Description of the task = All of the data should be output character for character, except the pictures.
##### Data lines #####
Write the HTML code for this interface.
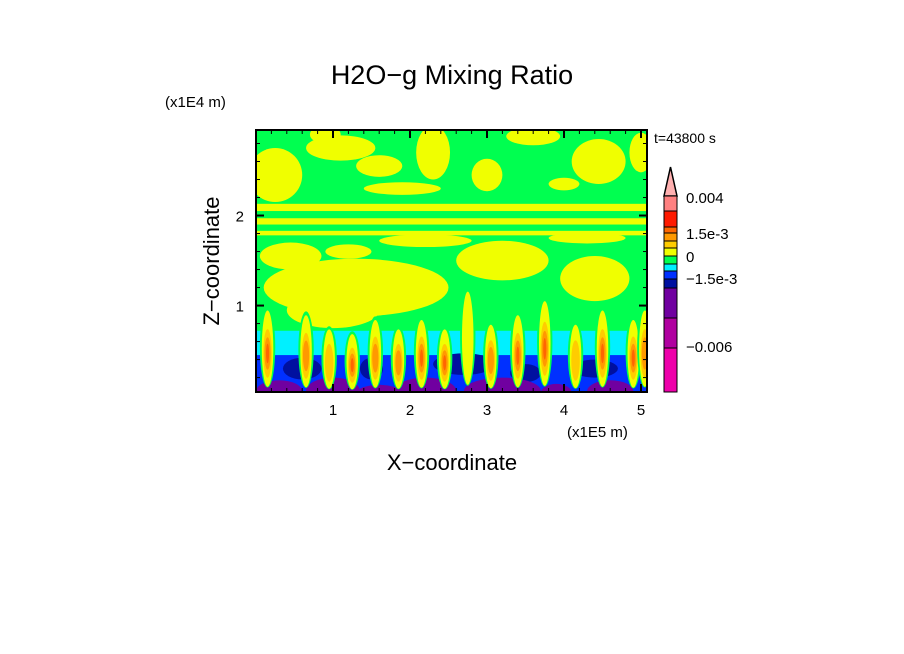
<!DOCTYPE html>
<html><head><meta charset="utf-8"><style>
html,body{margin:0;padding:0;background:#fff;}
svg{display:block;font-family:"Liberation Sans",sans-serif;}
</style></head><body>
<svg id="chart" width="904" height="654" viewBox="0 0 904 654">
<defs><clipPath id="pc"><rect x="256" y="130" width="391" height="262"/></clipPath></defs>
<text x="452" y="84" font-size="27" text-anchor="middle">H2O−g Mixing Ratio</text>
<text x="165" y="107" font-size="15">(x1E4 m)</text>
<text x="654" y="143" font-size="14">t=43800 s</text>
<text x="567" y="437" font-size="15">(x1E5 m)</text>
<text x="452" y="470" font-size="22" text-anchor="middle">X−coordinate</text>
<text transform="translate(219,261) rotate(-90)" font-size="22" text-anchor="middle">Z−coordinate</text>
<g id="field" clip-path="url(#pc)"></g>
<g id="axes"></g>
<g id="cbar"></g>
</svg>
<script>
const xTicks=[1,2,3,4,5];
const yTicks=[1,2];
const cbLabels=["0.004","1.5e-3","0","−1.5e-3","−0.006"];
const cbColors=["#ff8080","#ff1a00","#ff6600","#ff9900","#ffcc00","#f0ff00","#00ff50","#00f0ff","#0030ff","#0010a0","#7000a0","#b000a0","#ee00aa"];
const cbHeights=[15,16,6,8,7,8,8,7,8,9,30,30,44];
// blobs: [x(1e5 m), z(1e4 m), rx, rz]
const yellowBlobs=[[0.25,2.45,0.35,0.3],[1.1,2.75,0.45,0.14],[1.6,2.55,0.3,0.12],[2.3,2.7,0.22,0.3],[3.6,2.88,0.35,0.1],[4.45,2.6,0.35,0.25],[5.0,2.7,0.15,0.22],[1.9,2.3,0.5,0.07],[3.0,2.45,0.2,0.18],[4.0,2.35,0.2,0.07],[0.9,2.9,0.2,0.1],
[1.3,1.2,1.2,0.32],[3.2,1.5,0.6,0.22],[4.4,1.3,0.45,0.25],[0.45,1.55,0.4,0.15],[2.2,1.72,0.6,0.07],[4.3,1.75,0.5,0.06],[1.0,0.95,0.6,0.2],[1.2,1.6,0.3,0.08]];
const yellowBands=[[2.05,2.13],[1.9,1.97],[1.78,1.83]];
const plumes=[[0.15,0.9,4],[0.65,0.85,3],[0.95,0.7,2],[1.25,0.65,4],[1.55,0.8,3],[1.85,0.7,3],[2.15,0.8,4],[2.45,0.7,4],[2.75,1.1,1],[3.05,0.75,3],[3.4,0.85,4],[3.75,1.0,4],[4.15,0.75,2],[4.5,0.9,4],[4.9,0.8,4],[5.05,0.9,3]];
const purpleBlobs=[[0.3,0.05,0.3,0.12],[1.0,0.05,0.35,0.15],[1.6,0.02,0.3,0.1],[2.2,0.05,0.4,0.15],[3.2,0.05,0.5,0.15],[3.9,0.03,0.2,0.1],[4.6,0.05,0.3,0.12]];
const darkBlue=[[0.6,0.3,0.25,0.12],[1.5,0.3,0.15,0.12],[2.7,0.35,0.4,0.12],[3.5,0.25,0.2,0.1],[4.4,0.3,0.3,0.1]];

const X0=0,X1=5.078,Z0=0.04,Z1=2.95;
const PX0=256,PX1=647,PY0=392,PY1=130;
const sx=v=>PX0+(v-X0)/(X1-X0)*(PX1-PX0);
const sy=v=>PY0-(v-Z0)/(Z1-Z0)*(PY0-PY1);
const NS="http://www.w3.org/2000/svg";
const field=document.getElementById('field');
function mk(tag,attrs,parent){const e=document.createElementNS(NS,tag);for(const k in attrs)e.setAttribute(k,attrs[k]);parent.appendChild(e);return e;}
function ell(b,col,name){const e=mk('ellipse',{cx:sx(b[0]),cy:sy(b[1]),rx:b[2]/(X1-X0)*(PX1-PX0),ry:b[3]/(Z1-Z0)*(PY0-PY1),fill:col},field);

}
function rectZ(z0,z1,col,name){const e=mk('rect',{x:PX0,y:sy(z1),width:PX1-PX0,height:sy(z0)-sy(z1),fill:col},field);

}
rectZ(Z0,Z1,"#00ff50","field-background");
yellowBlobs.forEach(b=>ell(b,"#f0ff00","yellow-region"));
yellowBands.forEach(b=>rectZ(b[0],b[1],"#f0ff00","yellow-band"));
rectZ(0.4,0.72,"#00f0ff","cyan-layer");
rectZ(Z0,0.45,"#0030ff","blue-layer");
darkBlue.forEach(b=>ell(b,"#0010a0","dark-blue-region"));
purpleBlobs.forEach(b=>ell(b,"#7000a0","purple-region"));
plumes.forEach(p=>{
  ell([p[0],p[1]*0.6,0.1,p[1]*0.5],"#00ff50","plume-edge");
  ell([p[0],p[1]*0.58,0.075,p[1]*0.47],"#f0ff00","plume");
  if(p[2]>=2) ell([p[0],p[1]*0.52,0.055,p[1]*0.3],"#ffcc00","plume-core");
  if(p[2]>=3) ell([p[0],p[1]*0.52,0.04,p[1]*0.2],"#ff9900","plume-core");
  if(p[2]>=4) ell([p[0],p[1]*0.52,0.02,p[1]*0.12],"#ff6600","plume-core");
});
const ax=document.getElementById('axes');
const frame=mk('rect',{x:PX0,y:PY1,width:PX1-PX0,height:PY0-PY1,fill:"none",stroke:"#000","stroke-width":2},ax);


for(let v=0.2;v<X1;v+=0.2){const big=Math.abs(v-Math.round(v))<0.01,L=big?8:4;
 mk('line',{x1:sx(v),x2:sx(v),y1:PY0,y2:PY0-L,stroke:"#000","stroke-width":big?2:1},ax);
 mk('line',{x1:sx(v),x2:sx(v),y1:PY1,y2:PY1+L,stroke:"#000","stroke-width":big?2:1},ax);}
for(let v=0.2;v<Z1;v+=0.2){const big=Math.abs(v-Math.round(v))<0.01,L=big?8:4;
 mk('line',{x1:PX0,x2:PX0+L,y1:sy(v),y2:sy(v),stroke:"#000","stroke-width":big?2:1},ax);
 mk('line',{x1:PX1,x2:PX1-L,y1:sy(v),y2:sy(v),stroke:"#000","stroke-width":big?2:1},ax);}
xTicks.forEach(t=>{const e=mk('text',{x:sx(t),y:415,"font-size":15,"text-anchor":"middle"},ax);e.textContent=t;

});
yTicks.forEach(t=>{const e=mk('text',{x:244,y:sy(t)+6,"font-size":15,"text-anchor":"end"},ax);e.textContent=t;

});
const cb=document.getElementById('cbar');
let y=196;const cx0=664,cw=13;
const tri=mk('polygon',{points:`${cx0},${y} ${cx0+cw},${y} ${cx0+cw/2},167`,fill:"#ffb0b0",stroke:"#000","stroke-width":1.5},cb);


cbColors.forEach((c,i)=>{const r=mk('rect',{x:cx0,y:y,width:cw,height:cbHeights[i],fill:c,stroke:"#000","stroke-width":1},cb);


y+=cbHeights[i];});
const cbTxtY=[203,239,262,284,352];
cbLabels.forEach((l,i)=>{const e=mk('text',{x:686,y:cbTxtY[i],"font-size":15},cb);e.textContent=l;

});
</script>
</body></html>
#####
Response =
Write the HTML code for this interface.
<!DOCTYPE html>
<html><head><meta charset="utf-8"><style>
html,body{margin:0;padding:0;background:#fff;}
svg{display:block;font-family:"Liberation Sans",sans-serif;}
</style></head><body>
<svg id="chart" width="904" height="654" viewBox="0 0 904 654">
<defs><clipPath id="pc"><rect x="256" y="130" width="391" height="262"/></clipPath></defs>
<text x="452" y="84" font-size="27" text-anchor="middle">H2O−g Mixing Ratio</text>
<text x="165" y="107" font-size="15">(x1E4 m)</text>
<text x="654" y="143" font-size="14">t=43800 s</text>
<text x="567" y="437" font-size="15">(x1E5 m)</text>
<text x="452" y="470" font-size="22" text-anchor="middle">X−coordinate</text>
<text transform="translate(219,261) rotate(-90)" font-size="22" text-anchor="middle">Z−coordinate</text>
<g id="field" clip-path="url(#pc)"></g>
<g id="axes"></g>
<g id="cbar"></g>
</svg>
<script>
const xTicks=[1,2,3,4,5];
const yTicks=[1,2];
const cbLabels=["0.004","1.5e-3","0","−1.5e-3","−0.006"];
const cbColors=["#ff8080","#ff1a00","#ff6600","#ff9900","#ffcc00","#f0ff00","#00ff50","#00f0ff","#0030ff","#0010a0","#7000a0","#b000a0","#ee00aa"];
const cbHeights=[15,16,6,8,7,8,8,7,8,9,30,30,44];
// blobs: [x(1e5 m), z(1e4 m), rx, rz]
const yellowBlobs=[[0.25,2.45,0.35,0.3],[1.1,2.75,0.45,0.14],[1.6,2.55,0.3,0.12],[2.3,2.7,0.22,0.3],[3.6,2.88,0.35,0.1],[4.45,2.6,0.35,0.25],[5.0,2.7,0.15,0.22],[1.9,2.3,0.5,0.07],[3.0,2.45,0.2,0.18],[4.0,2.35,0.2,0.07],[0.9,2.9,0.2,0.1],
[1.3,1.2,1.2,0.32],[3.2,1.5,0.6,0.22],[4.4,1.3,0.45,0.25],[0.45,1.55,0.4,0.15],[2.2,1.72,0.6,0.07],[4.3,1.75,0.5,0.06],[1.0,0.95,0.6,0.2],[1.2,1.6,0.3,0.08]];
const yellowBands=[[2.05,2.13],[1.9,1.97],[1.78,1.83]];
const plumes=[[0.15,0.9,4],[0.65,0.85,3],[0.95,0.7,2],[1.25,0.65,4],[1.55,0.8,3],[1.85,0.7,3],[2.15,0.8,4],[2.45,0.7,4],[2.75,1.1,1],[3.05,0.75,3],[3.4,0.85,4],[3.75,1.0,4],[4.15,0.75,2],[4.5,0.9,4],[4.9,0.8,4],[5.05,0.9,3]];
const purpleBlobs=[[0.3,0.05,0.3,0.12],[1.0,0.05,0.35,0.15],[1.6,0.02,0.3,0.1],[2.2,0.05,0.4,0.15],[3.2,0.05,0.5,0.15],[3.9,0.03,0.2,0.1],[4.6,0.05,0.3,0.12]];
const darkBlue=[[0.6,0.3,0.25,0.12],[1.5,0.3,0.15,0.12],[2.7,0.35,0.4,0.12],[3.5,0.25,0.2,0.1],[4.4,0.3,0.3,0.1]];

const X0=0,X1=5.078,Z0=0.04,Z1=2.95;
const PX0=256,PX1=647,PY0=392,PY1=130;
const sx=v=>PX0+(v-X0)/(X1-X0)*(PX1-PX0);
const sy=v=>PY0-(v-Z0)/(Z1-Z0)*(PY0-PY1);
const NS="http://www.w3.org/2000/svg";
const field=document.getElementById('field');
function mk(tag,attrs,parent){const e=document.createElementNS(NS,tag);for(const k in attrs)e.setAttribute(k,attrs[k]);parent.appendChild(e);return e;}
function ell(b,col,name){const e=mk('ellipse',{cx:sx(b[0]),cy:sy(b[1]),rx:b[2]/(X1-X0)*(PX1-PX0),ry:b[3]/(Z1-Z0)*(PY0-PY1),fill:col},field);

}
function rectZ(z0,z1,col,name){const e=mk('rect',{x:PX0,y:sy(z1),width:PX1-PX0,height:sy(z0)-sy(z1),fill:col},field);

}
rectZ(Z0,Z1,"#00ff50","field-background");
yellowBlobs.forEach(b=>ell(b,"#f0ff00","yellow-region"));
yellowBands.forEach(b=>rectZ(b[0],b[1],"#f0ff00","yellow-band"));
rectZ(0.4,0.72,"#00f0ff","cyan-layer");
rectZ(Z0,0.45,"#0030ff","blue-layer");
darkBlue.forEach(b=>ell(b,"#0010a0","dark-blue-region"));
purpleBlobs.forEach(b=>ell(b,"#7000a0","purple-region"));
plumes.forEach(p=>{
  ell([p[0],p[1]*0.6,0.1,p[1]*0.5],"#00ff50","plume-edge");
  ell([p[0],p[1]*0.58,0.075,p[1]*0.47],"#f0ff00","plume");
  if(p[2]>=2) ell([p[0],p[1]*0.52,0.055,p[1]*0.3],"#ffcc00","plume-core");
  if(p[2]>=3) ell([p[0],p[1]*0.52,0.04,p[1]*0.2],"#ff9900","plume-core");
  if(p[2]>=4) ell([p[0],p[1]*0.52,0.02,p[1]*0.12],"#ff6600","plume-core");
});
const ax=document.getElementById('axes');
const frame=mk('rect',{x:PX0,y:PY1,width:PX1-PX0,height:PY0-PY1,fill:"none",stroke:"#000","stroke-width":2},ax);


for(let v=0.2;v<X1;v+=0.2){const big=Math.abs(v-Math.round(v))<0.01,L=big?8:4;
 mk('line',{x1:sx(v),x2:sx(v),y1:PY0,y2:PY0-L,stroke:"#000","stroke-width":big?2:1},ax);
 mk('line',{x1:sx(v),x2:sx(v),y1:PY1,y2:PY1+L,stroke:"#000","stroke-width":big?2:1},ax);}
for(let v=0.2;v<Z1;v+=0.2){const big=Math.abs(v-Math.round(v))<0.01,L=big?8:4;
 mk('line',{x1:PX0,x2:PX0+L,y1:sy(v),y2:sy(v),stroke:"#000","stroke-width":big?2:1},ax);
 mk('line',{x1:PX1,x2:PX1-L,y1:sy(v),y2:sy(v),stroke:"#000","stroke-width":big?2:1},ax);}
xTicks.forEach(t=>{const e=mk('text',{x:sx(t),y:415,"font-size":15,"text-anchor":"middle"},ax);e.textContent=t;

});
yTicks.forEach(t=>{const e=mk('text',{x:244,y:sy(t)+6,"font-size":15,"text-anchor":"end"},ax);e.textContent=t;

});
const cb=document.getElementById('cbar');
let y=196;const cx0=664,cw=13;
const tri=mk('polygon',{points:`${cx0},${y} ${cx0+cw},${y} ${cx0+cw/2},167`,fill:"#ffb0b0",stroke:"#000","stroke-width":1.5},cb);


cbColors.forEach((c,i)=>{const r=mk('rect',{x:cx0,y:y,width:cw,height:cbHeights[i],fill:c,stroke:"#000","stroke-width":1},cb);


y+=cbHeights[i];});
const cbTxtY=[203,239,262,284,352];
cbLabels.forEach((l,i)=>{const e=mk('text',{x:686,y:cbTxtY[i],"font-size":15},cb);e.textContent=l;

});
</script>
</body></html>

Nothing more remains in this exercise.